— BEGIN —
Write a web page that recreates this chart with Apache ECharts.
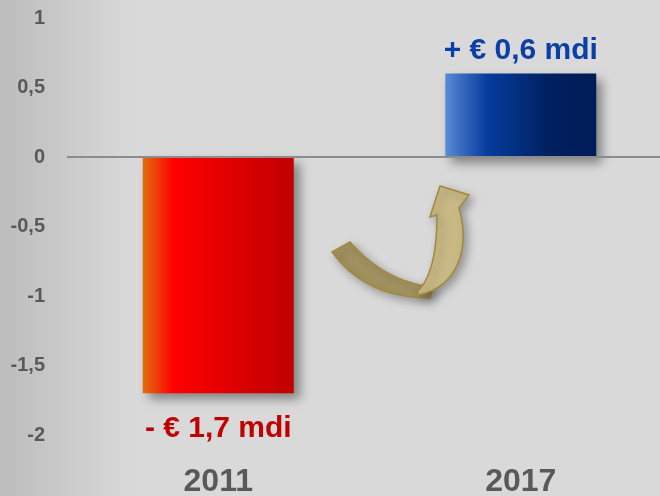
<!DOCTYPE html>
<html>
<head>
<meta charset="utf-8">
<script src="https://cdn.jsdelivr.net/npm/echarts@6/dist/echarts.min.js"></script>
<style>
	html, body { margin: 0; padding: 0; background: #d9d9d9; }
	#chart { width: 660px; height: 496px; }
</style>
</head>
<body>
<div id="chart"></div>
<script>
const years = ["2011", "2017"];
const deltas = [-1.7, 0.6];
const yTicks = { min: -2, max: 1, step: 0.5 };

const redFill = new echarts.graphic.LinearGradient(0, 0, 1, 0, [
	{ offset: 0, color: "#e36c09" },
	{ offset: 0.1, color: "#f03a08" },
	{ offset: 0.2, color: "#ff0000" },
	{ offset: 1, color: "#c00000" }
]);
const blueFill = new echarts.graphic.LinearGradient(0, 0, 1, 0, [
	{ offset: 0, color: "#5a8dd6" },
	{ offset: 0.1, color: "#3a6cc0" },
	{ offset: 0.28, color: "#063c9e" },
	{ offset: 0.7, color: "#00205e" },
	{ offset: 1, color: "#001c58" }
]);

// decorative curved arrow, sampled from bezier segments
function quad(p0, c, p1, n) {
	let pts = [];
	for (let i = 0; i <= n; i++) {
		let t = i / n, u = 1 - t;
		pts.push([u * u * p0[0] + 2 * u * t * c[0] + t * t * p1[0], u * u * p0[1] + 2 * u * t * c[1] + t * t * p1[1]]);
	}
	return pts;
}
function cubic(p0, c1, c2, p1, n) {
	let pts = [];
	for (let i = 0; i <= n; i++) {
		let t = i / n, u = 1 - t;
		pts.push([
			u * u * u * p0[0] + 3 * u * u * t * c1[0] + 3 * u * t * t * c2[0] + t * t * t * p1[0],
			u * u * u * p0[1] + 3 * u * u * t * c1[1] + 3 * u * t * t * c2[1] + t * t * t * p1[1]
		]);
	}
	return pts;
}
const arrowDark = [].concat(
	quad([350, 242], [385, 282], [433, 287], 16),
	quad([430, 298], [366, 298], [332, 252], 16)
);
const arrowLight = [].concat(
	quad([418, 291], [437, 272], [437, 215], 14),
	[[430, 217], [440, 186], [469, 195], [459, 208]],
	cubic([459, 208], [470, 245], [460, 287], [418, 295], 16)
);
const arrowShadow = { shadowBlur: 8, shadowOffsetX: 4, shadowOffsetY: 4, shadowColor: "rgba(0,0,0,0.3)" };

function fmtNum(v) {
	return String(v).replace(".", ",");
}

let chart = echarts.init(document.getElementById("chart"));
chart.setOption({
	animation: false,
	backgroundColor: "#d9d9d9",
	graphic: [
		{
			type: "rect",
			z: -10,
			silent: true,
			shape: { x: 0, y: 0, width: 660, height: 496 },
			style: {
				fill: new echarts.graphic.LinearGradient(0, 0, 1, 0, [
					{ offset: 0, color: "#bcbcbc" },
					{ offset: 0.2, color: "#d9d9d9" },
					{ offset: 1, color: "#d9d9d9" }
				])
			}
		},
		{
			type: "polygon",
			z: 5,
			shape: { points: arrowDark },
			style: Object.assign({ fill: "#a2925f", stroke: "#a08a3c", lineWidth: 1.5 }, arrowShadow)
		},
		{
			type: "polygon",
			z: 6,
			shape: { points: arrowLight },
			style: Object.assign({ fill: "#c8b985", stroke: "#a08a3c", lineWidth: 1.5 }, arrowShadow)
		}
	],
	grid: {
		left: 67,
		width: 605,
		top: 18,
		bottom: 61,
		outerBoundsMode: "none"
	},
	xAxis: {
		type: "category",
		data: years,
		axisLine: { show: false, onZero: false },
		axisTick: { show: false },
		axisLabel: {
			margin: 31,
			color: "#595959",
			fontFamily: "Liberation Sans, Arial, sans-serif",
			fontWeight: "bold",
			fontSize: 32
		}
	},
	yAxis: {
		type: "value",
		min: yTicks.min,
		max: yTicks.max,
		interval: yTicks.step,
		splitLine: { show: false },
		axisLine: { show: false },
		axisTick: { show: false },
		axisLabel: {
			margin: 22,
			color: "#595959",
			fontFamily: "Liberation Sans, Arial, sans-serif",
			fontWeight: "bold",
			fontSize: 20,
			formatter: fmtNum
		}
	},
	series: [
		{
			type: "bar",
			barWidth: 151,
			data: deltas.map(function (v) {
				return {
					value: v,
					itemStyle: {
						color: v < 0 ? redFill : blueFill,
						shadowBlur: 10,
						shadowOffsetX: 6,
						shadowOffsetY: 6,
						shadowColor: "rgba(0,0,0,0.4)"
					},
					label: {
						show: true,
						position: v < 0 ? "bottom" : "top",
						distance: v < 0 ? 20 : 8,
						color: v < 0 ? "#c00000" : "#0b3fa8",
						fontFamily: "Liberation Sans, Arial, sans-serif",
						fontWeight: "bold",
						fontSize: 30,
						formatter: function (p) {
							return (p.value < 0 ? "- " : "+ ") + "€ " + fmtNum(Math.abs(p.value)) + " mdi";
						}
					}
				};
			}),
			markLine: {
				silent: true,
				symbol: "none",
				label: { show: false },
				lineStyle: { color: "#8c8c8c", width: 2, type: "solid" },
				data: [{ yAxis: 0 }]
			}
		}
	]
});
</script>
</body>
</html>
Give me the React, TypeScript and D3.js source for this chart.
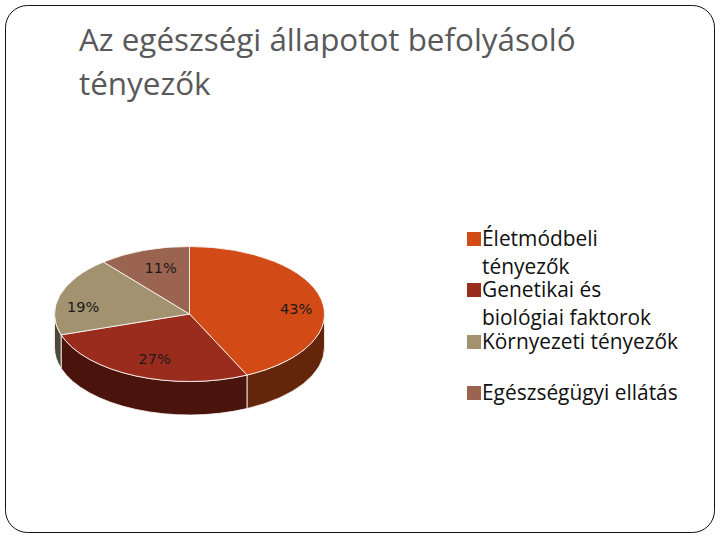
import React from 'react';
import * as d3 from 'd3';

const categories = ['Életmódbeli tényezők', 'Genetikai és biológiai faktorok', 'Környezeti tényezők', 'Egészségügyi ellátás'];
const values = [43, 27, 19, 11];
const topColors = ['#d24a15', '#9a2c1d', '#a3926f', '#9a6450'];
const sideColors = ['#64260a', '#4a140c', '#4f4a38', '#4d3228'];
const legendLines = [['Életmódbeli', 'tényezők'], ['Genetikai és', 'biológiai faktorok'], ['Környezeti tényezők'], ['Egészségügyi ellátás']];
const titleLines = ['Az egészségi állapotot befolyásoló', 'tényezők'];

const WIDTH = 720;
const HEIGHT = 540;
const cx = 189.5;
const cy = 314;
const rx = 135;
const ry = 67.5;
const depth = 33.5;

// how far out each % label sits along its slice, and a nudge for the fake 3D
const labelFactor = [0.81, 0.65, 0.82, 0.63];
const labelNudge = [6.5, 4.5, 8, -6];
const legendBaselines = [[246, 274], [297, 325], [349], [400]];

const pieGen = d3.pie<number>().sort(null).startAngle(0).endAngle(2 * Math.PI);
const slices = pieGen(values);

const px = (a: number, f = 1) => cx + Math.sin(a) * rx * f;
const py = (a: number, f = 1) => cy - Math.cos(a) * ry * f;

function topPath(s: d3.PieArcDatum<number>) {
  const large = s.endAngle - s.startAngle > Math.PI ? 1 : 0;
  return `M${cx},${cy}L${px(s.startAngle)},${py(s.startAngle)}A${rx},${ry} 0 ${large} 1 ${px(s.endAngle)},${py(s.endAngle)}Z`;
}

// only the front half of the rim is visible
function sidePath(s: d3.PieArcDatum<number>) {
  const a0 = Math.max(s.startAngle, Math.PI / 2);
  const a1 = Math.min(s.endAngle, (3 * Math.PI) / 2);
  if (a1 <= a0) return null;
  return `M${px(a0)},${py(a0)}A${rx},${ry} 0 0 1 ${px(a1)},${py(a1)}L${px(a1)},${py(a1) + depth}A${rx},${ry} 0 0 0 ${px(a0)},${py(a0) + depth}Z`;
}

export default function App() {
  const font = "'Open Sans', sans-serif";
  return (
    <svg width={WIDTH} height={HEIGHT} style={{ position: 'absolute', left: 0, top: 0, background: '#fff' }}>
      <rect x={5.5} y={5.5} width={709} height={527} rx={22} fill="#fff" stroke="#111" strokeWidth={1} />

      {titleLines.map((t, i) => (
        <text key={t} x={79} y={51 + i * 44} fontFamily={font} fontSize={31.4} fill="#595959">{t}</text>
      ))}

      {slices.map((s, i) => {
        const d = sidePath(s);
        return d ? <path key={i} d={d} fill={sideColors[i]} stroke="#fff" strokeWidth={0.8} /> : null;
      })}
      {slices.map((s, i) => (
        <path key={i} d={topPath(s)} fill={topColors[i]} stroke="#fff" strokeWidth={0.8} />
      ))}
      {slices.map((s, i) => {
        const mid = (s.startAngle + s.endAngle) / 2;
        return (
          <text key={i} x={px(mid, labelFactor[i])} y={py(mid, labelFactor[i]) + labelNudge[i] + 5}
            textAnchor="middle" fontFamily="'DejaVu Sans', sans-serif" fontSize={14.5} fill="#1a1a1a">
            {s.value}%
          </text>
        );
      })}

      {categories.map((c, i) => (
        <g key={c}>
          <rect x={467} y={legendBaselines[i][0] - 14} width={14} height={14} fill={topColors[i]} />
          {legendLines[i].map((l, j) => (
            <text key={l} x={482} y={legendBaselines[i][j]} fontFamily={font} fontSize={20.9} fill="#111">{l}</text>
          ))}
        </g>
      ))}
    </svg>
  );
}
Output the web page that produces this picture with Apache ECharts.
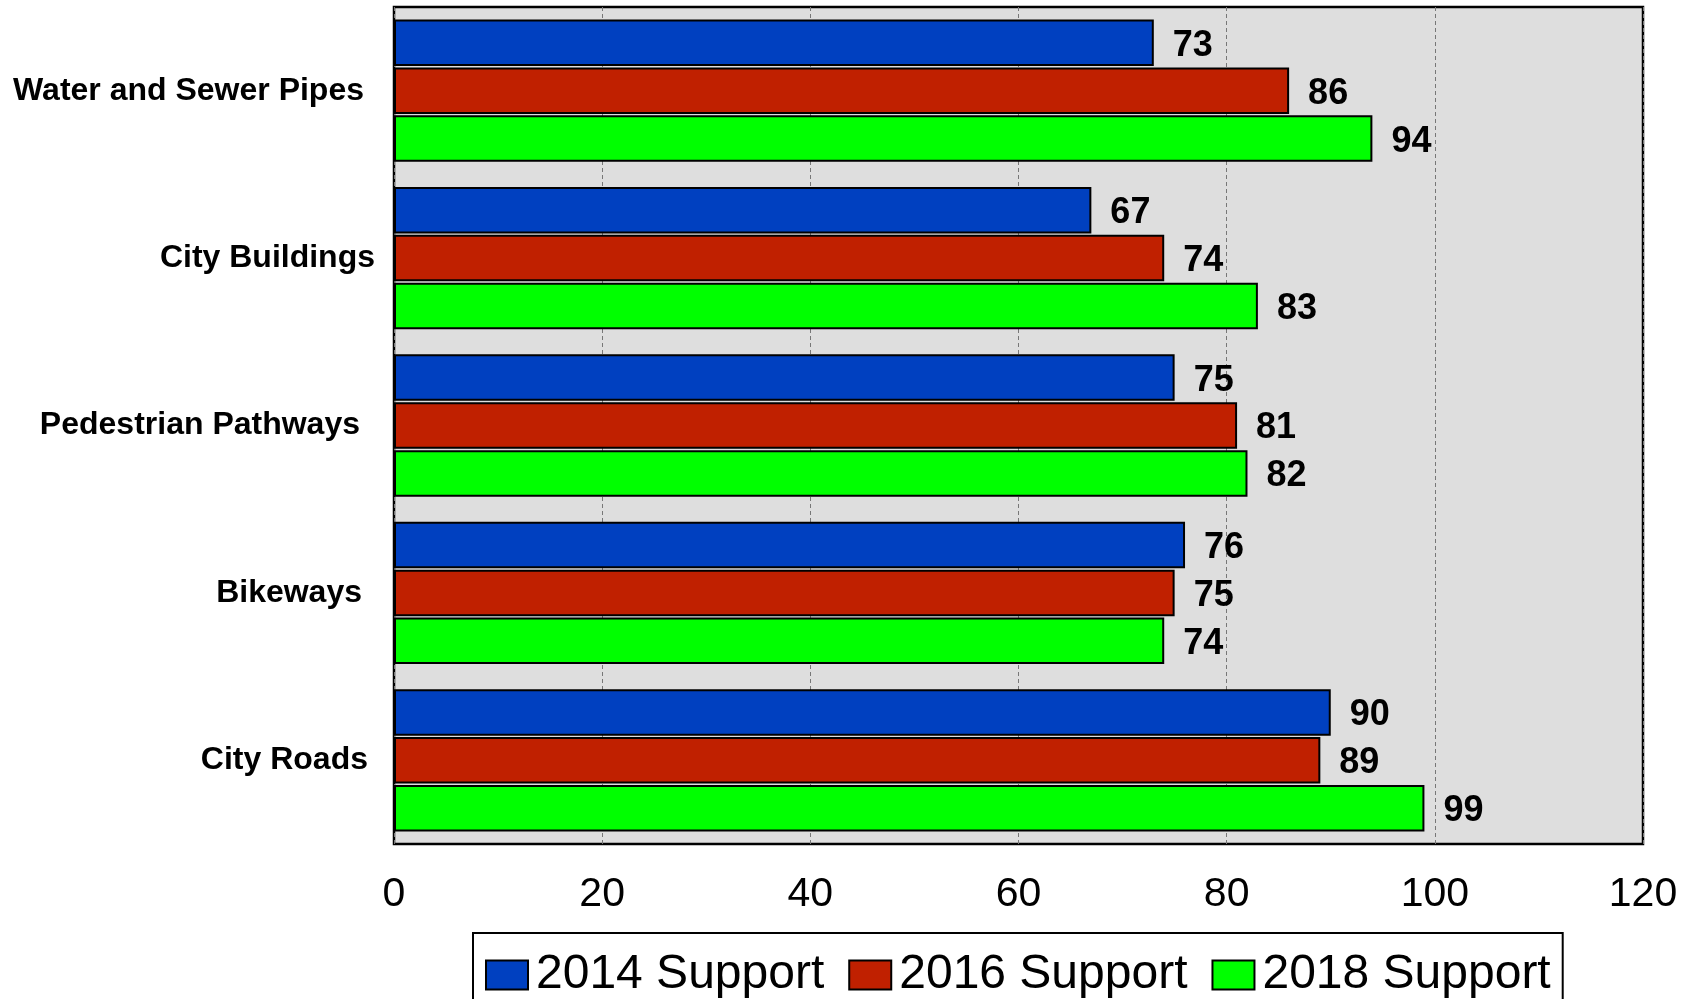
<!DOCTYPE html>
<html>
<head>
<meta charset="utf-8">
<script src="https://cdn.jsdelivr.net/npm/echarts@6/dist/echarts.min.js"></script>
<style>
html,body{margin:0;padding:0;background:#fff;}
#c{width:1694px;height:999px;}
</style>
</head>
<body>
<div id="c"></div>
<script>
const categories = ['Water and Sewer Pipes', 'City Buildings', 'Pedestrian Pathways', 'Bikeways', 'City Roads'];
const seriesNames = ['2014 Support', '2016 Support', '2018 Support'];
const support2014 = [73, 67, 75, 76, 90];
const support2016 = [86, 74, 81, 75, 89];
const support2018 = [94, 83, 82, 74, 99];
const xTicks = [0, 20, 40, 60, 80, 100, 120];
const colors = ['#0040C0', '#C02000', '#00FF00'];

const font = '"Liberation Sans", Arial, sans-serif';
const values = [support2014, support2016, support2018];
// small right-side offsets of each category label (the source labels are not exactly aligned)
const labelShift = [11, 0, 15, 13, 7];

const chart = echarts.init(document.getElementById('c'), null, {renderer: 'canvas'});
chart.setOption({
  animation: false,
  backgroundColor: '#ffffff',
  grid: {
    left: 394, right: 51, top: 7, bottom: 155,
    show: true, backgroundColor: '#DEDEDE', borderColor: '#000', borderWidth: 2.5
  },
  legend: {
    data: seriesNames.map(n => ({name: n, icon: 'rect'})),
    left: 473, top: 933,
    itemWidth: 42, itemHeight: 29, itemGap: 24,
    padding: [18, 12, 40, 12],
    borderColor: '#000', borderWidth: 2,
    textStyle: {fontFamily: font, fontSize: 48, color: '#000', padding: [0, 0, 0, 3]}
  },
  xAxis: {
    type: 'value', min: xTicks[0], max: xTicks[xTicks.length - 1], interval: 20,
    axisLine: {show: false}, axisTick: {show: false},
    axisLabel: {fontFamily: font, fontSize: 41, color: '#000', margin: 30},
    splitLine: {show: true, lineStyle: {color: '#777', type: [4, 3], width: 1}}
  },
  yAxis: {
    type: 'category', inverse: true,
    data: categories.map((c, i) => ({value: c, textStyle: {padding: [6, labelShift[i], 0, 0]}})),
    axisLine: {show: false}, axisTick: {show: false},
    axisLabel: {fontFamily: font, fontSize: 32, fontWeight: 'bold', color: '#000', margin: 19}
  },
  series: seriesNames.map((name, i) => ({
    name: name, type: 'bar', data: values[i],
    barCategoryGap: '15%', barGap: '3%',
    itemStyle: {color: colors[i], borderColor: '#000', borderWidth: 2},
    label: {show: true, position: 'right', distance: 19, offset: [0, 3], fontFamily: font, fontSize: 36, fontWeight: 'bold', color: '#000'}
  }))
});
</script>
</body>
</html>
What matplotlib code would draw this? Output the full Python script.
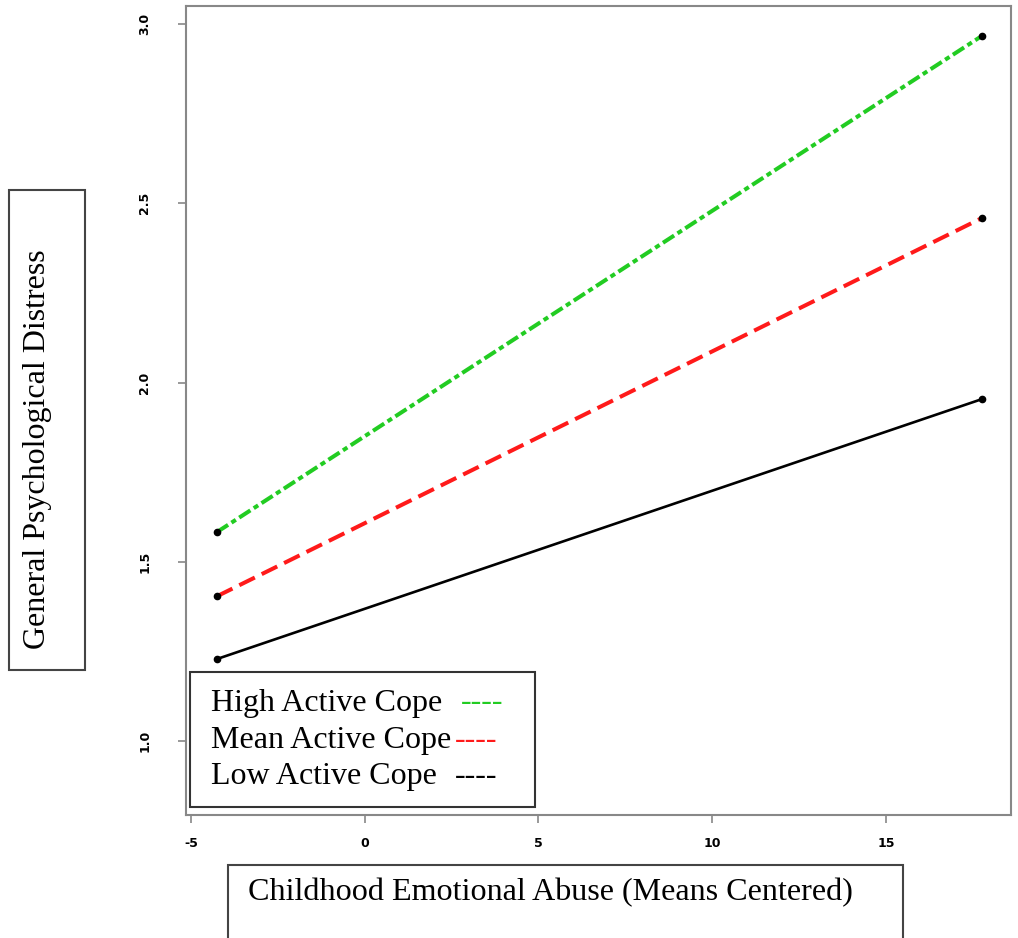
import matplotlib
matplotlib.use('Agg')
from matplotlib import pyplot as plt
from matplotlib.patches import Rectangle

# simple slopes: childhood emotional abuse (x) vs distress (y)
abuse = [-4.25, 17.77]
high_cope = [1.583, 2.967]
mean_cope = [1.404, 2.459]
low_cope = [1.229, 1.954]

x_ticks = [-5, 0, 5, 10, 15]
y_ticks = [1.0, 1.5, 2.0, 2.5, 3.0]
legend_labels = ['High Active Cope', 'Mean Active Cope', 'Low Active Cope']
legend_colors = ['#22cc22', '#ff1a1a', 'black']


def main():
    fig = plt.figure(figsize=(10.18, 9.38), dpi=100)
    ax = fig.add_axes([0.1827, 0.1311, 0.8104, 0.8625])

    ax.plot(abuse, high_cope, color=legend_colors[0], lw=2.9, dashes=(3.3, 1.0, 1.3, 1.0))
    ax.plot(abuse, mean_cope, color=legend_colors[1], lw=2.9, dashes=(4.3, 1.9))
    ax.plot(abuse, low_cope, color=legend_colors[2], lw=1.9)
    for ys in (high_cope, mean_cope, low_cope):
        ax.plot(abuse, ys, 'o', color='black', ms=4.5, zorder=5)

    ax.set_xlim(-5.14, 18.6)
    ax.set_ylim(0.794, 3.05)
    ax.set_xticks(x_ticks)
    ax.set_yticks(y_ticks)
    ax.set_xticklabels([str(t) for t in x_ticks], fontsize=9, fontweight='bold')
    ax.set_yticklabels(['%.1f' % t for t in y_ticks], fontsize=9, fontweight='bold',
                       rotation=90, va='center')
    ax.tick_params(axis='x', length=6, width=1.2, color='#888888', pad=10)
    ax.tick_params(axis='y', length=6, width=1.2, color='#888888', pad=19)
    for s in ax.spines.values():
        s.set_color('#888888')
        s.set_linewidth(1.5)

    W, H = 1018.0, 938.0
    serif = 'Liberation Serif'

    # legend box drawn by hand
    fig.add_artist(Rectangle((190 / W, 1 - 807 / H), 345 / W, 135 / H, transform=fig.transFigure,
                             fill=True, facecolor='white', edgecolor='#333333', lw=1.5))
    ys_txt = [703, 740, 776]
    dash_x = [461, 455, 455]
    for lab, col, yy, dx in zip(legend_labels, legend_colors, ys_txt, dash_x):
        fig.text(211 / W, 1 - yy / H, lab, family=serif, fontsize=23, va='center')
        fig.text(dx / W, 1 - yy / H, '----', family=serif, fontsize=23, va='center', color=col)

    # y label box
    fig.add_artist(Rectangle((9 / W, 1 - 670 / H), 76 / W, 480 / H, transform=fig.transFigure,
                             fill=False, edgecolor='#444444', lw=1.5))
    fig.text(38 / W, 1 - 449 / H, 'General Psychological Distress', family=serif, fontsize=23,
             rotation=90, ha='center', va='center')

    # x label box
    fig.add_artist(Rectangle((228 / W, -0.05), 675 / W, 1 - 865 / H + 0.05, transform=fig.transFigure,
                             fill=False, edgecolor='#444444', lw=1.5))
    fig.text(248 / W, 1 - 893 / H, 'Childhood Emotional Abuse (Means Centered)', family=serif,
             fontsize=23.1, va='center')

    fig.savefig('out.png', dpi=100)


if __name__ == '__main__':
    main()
— END —
## TASK STATEMENT
Your first line is the one with "Output the web", and your last is the one with "const labelShift = [11, 0, 15, 13, 7];". Copy those and every line between them exactly, without any pictures.

## COMPLETED TASK
Output the web page that produces this picture with Apache ECharts.
<!DOCTYPE html>
<html>
<head>
<meta charset="utf-8">
<script src="https://cdn.jsdelivr.net/npm/echarts@6/dist/echarts.min.js"></script>
<style>
html,body{margin:0;padding:0;background:#fff;}
#c{width:1694px;height:999px;}
</style>
</head>
<body>
<div id="c"></div>
<script>
const categories = ['Water and Sewer Pipes', 'City Buildings', 'Pedestrian Pathways', 'Bikeways', 'City Roads'];
const seriesNames = ['2014 Support', '2016 Support', '2018 Support'];
const support2014 = [73, 67, 75, 76, 90];
const support2016 = [86, 74, 81, 75, 89];
const support2018 = [94, 83, 82, 74, 99];
const xTicks = [0, 20, 40, 60, 80, 100, 120];
const colors = ['#0040C0', '#C02000', '#00FF00'];

const font = '"Liberation Sans", Arial, sans-serif';
const values = [support2014, support2016, support2018];
// small right-side offsets of each category label (the source labels are not exactly aligned)
const labelShift = [11, 0, 15, 13, 7];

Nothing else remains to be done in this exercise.